## Given task
Give back exactly the lines from the beginning of the listing below to the line holding "0.81, 1.02, 0.70];", both ends included; the pictures stay out.

## Data extract
------------------------------------------------
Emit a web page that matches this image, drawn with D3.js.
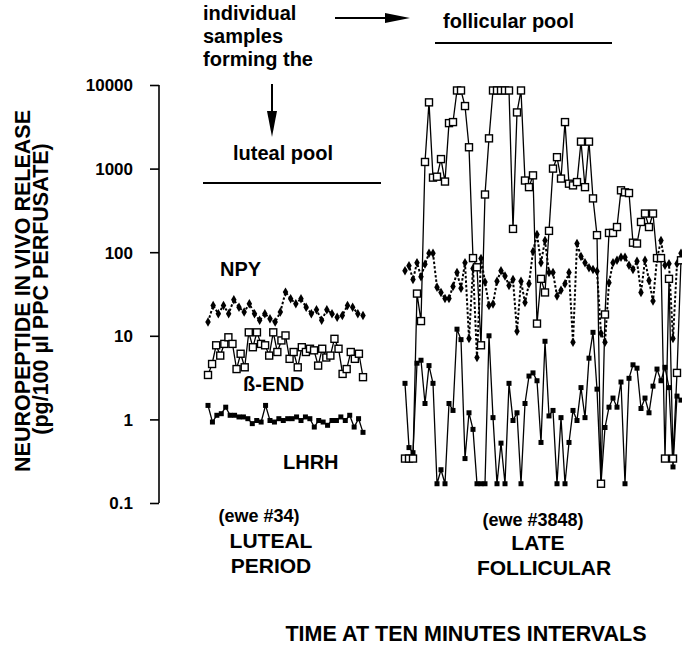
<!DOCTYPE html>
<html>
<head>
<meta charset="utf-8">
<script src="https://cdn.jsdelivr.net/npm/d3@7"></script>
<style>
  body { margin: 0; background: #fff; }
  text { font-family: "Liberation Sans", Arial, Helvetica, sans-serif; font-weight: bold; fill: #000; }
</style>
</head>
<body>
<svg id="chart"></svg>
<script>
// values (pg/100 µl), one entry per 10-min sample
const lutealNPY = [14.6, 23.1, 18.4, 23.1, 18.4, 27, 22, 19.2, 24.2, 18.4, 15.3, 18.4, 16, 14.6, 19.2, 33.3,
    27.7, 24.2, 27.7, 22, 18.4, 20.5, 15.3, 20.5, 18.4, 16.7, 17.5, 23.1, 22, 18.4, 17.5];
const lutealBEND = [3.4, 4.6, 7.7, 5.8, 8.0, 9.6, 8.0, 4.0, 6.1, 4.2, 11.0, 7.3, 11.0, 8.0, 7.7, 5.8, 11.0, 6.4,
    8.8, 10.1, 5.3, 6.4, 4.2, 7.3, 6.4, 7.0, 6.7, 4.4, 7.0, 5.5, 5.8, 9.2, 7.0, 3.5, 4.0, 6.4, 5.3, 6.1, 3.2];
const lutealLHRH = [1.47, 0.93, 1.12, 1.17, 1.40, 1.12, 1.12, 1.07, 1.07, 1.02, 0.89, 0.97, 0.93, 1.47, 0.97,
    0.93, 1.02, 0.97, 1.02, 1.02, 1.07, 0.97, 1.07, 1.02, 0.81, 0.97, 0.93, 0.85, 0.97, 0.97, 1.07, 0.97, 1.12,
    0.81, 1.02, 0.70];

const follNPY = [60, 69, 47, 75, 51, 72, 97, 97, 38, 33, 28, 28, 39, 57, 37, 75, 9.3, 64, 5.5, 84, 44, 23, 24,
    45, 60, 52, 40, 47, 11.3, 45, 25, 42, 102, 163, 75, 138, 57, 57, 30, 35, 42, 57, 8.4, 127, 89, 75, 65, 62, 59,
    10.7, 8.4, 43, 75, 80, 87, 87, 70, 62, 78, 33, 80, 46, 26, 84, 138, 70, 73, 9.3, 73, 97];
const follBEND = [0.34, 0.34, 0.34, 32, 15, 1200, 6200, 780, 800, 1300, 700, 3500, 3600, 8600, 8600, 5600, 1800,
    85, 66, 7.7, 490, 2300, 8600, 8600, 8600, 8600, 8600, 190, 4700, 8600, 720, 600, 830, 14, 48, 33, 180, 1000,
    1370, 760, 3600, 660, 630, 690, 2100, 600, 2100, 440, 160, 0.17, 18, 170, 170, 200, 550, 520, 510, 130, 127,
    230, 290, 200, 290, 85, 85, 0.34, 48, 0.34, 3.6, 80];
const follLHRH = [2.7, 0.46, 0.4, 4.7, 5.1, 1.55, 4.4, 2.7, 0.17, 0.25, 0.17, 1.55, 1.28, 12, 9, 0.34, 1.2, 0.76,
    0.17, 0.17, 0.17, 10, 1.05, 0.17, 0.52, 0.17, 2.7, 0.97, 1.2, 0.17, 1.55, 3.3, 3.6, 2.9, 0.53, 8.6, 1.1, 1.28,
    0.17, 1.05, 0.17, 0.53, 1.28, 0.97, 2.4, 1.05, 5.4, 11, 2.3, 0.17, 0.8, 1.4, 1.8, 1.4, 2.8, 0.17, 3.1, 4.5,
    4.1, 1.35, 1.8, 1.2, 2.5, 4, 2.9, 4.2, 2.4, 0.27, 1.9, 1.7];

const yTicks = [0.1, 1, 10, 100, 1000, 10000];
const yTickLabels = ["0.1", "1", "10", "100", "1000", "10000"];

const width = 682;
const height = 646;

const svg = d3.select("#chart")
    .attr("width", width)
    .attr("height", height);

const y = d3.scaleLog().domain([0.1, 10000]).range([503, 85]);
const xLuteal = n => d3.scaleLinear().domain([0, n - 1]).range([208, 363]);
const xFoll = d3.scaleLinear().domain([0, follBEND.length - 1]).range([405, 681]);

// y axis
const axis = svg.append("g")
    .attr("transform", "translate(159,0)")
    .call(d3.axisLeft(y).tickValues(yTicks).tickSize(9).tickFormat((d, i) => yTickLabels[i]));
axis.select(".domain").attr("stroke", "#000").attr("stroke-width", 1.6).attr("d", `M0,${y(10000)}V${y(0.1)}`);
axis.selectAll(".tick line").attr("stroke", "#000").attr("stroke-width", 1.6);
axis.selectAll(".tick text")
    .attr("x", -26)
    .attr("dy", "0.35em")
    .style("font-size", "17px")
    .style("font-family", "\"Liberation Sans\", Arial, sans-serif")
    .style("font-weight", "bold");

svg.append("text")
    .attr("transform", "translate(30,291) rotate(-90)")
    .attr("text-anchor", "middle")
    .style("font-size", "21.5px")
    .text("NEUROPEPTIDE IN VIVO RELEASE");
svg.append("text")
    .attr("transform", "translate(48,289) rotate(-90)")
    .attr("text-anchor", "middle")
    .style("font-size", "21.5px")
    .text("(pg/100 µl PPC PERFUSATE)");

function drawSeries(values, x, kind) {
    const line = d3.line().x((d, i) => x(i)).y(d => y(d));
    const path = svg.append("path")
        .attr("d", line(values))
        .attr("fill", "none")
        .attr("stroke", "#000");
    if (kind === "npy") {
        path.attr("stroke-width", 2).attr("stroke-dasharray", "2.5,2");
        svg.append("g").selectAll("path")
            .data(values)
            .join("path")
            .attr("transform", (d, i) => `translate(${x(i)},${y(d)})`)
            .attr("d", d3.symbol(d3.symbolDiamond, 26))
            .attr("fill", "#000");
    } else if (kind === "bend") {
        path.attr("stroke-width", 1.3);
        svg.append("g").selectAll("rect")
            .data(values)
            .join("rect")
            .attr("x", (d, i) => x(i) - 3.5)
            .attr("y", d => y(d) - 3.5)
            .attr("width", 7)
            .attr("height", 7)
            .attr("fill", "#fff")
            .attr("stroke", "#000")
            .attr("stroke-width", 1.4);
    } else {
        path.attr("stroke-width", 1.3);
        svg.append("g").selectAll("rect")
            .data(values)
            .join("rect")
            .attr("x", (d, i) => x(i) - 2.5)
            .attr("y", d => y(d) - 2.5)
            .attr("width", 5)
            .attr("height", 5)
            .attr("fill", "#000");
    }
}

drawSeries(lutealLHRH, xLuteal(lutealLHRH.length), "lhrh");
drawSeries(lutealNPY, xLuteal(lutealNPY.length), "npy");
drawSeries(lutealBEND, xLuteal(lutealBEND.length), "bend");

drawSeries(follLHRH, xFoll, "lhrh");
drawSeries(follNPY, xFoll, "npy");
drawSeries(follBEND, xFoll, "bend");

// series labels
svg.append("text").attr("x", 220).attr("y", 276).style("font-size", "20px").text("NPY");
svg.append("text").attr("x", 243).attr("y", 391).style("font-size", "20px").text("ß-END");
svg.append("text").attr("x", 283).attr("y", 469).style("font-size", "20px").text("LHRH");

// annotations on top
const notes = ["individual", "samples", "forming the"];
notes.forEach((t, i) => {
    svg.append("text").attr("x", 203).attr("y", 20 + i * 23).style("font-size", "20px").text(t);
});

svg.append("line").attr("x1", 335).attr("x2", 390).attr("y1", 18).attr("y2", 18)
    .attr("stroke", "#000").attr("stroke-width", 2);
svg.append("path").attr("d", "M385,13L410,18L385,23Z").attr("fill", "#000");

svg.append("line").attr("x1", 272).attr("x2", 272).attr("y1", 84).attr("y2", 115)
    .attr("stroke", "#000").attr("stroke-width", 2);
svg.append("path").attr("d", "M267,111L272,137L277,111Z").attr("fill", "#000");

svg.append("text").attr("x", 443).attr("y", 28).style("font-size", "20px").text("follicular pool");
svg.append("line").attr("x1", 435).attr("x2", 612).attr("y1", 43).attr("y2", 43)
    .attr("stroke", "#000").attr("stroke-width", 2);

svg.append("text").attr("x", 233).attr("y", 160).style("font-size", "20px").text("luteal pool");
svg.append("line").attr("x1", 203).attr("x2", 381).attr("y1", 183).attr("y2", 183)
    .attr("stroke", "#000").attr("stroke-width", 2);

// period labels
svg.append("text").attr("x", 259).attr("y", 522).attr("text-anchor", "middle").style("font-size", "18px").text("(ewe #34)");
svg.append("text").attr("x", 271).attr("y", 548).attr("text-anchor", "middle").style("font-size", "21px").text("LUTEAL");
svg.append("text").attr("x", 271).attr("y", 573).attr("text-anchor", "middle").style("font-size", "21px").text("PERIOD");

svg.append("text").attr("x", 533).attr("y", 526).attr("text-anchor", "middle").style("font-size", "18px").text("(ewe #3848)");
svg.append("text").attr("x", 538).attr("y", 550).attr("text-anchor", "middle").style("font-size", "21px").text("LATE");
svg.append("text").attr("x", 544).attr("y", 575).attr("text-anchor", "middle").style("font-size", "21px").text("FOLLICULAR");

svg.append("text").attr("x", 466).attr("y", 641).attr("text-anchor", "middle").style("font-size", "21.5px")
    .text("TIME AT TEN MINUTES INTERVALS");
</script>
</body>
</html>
------------------------------------------------
## Answer to this exercise
Emit a web page that matches this image, drawn with D3.js.
<!DOCTYPE html>
<html>
<head>
<meta charset="utf-8">
<script src="https://cdn.jsdelivr.net/npm/d3@7"></script>
<style>
  body { margin: 0; background: #fff; }
  text { font-family: "Liberation Sans", Arial, Helvetica, sans-serif; font-weight: bold; fill: #000; }
</style>
</head>
<body>
<svg id="chart"></svg>
<script>
// values (pg/100 µl), one entry per 10-min sample
const lutealNPY = [14.6, 23.1, 18.4, 23.1, 18.4, 27, 22, 19.2, 24.2, 18.4, 15.3, 18.4, 16, 14.6, 19.2, 33.3,
    27.7, 24.2, 27.7, 22, 18.4, 20.5, 15.3, 20.5, 18.4, 16.7, 17.5, 23.1, 22, 18.4, 17.5];
const lutealBEND = [3.4, 4.6, 7.7, 5.8, 8.0, 9.6, 8.0, 4.0, 6.1, 4.2, 11.0, 7.3, 11.0, 8.0, 7.7, 5.8, 11.0, 6.4,
    8.8, 10.1, 5.3, 6.4, 4.2, 7.3, 6.4, 7.0, 6.7, 4.4, 7.0, 5.5, 5.8, 9.2, 7.0, 3.5, 4.0, 6.4, 5.3, 6.1, 3.2];
const lutealLHRH = [1.47, 0.93, 1.12, 1.17, 1.40, 1.12, 1.12, 1.07, 1.07, 1.02, 0.89, 0.97, 0.93, 1.47, 0.97,
    0.93, 1.02, 0.97, 1.02, 1.02, 1.07, 0.97, 1.07, 1.02, 0.81, 0.97, 0.93, 0.85, 0.97, 0.97, 1.07, 0.97, 1.12,
    0.81, 1.02, 0.70];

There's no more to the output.